TC: Yep, me too. The sense of
observing something, however, is one experience of awareness as I
experience it. I’ve had the experience of driving from A to B with my
mind being somewhere else entirely. It’s only when I arrive at B that I
become aware again of my immediate surroundings and I assume I didn’t
drive through any red lights or knock anyone down on the trip. Clearly
there must have been some awareness going on to enable me to drive from A
to B (even though ‘I’ wasn’t aware of it).
BP: Not awareness going on: perception. The perceptual signals were being
controlled, but you weren’t aware of them. You were being aware of other
perceptual signals instead, perhaps imagined ones.
I think there are probably measurable differences between controlling
with conscious involvement and doing it unconsciously or automatically.
This is something that needs experimental investigation. There may be
relevant studies in the literature on attention.
TC: Ah, I think I’ve just
realised what might be happening in our discussion.
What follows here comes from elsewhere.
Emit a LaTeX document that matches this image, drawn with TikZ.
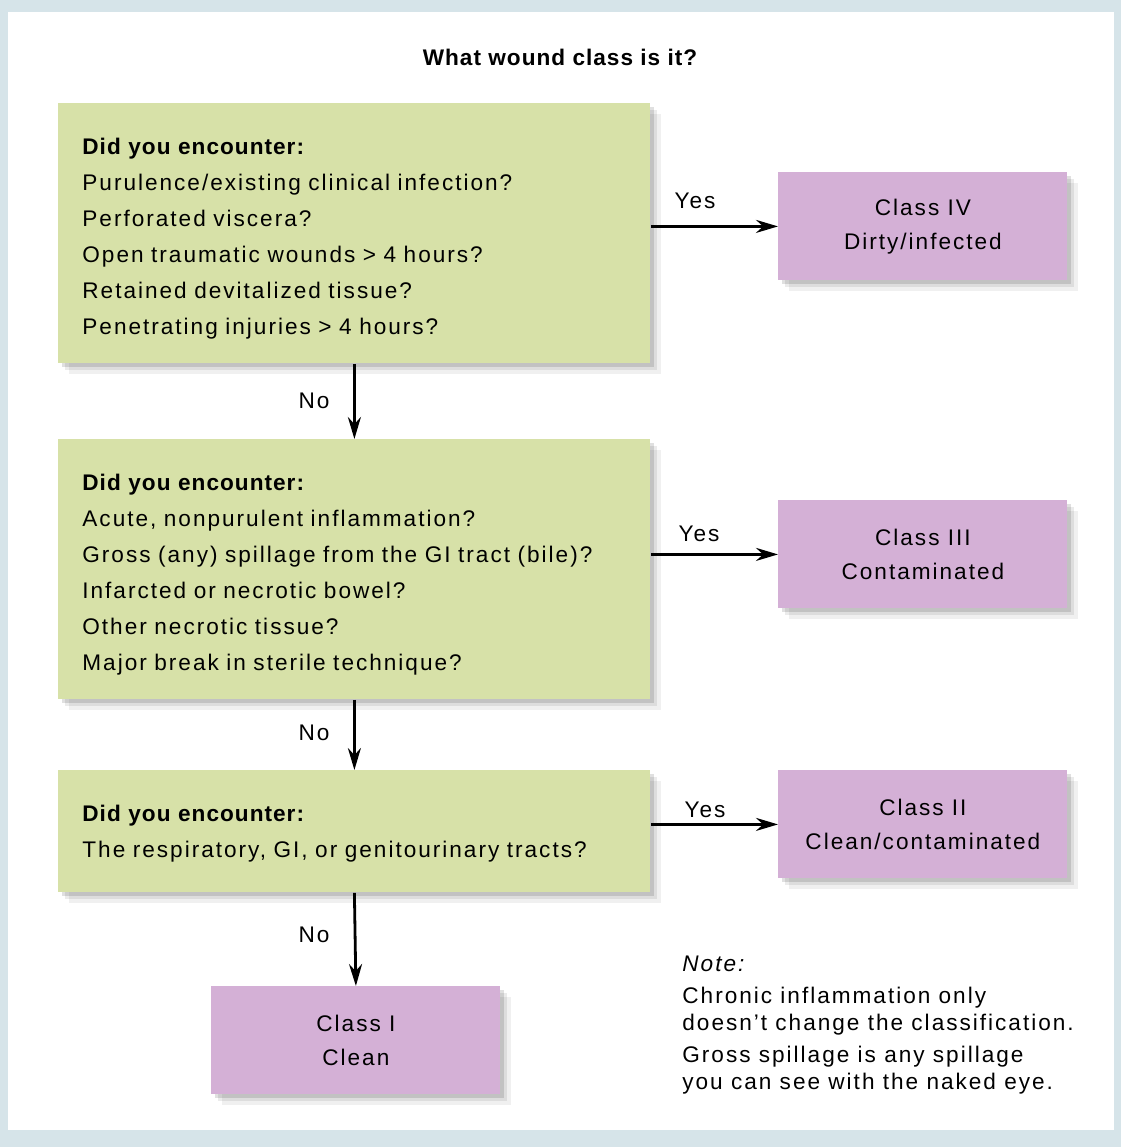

If I had my copy of
B:CP here with me I’d check the glossary because I have a vague memory
that you define ‘consciousness’ and ‘awareness’ differently. I’ll check
that when I get to work but that might explain the difference - you’re
using the term ‘awareness’ to mean the sense of being aware and I’m using
the term to mean both ‘being conscious’ and ‘being aware’. If that’s
right, that’s just illuminated for me where the apparent divergence
between us has been.
BP: Yes, I think that’s it. The thing is, control systems don’t seem to
need awareness in them to control perfectly well. I never put awareness
into any of the physical control systems I designed and built, and they
worked anyway. This immediately tells me that perceptual signals, which
all control systems must have, are not the same as awareness. Awareness
and perceptual signals are two different things; each can exist without
the other. Put them together and you have conscious perception.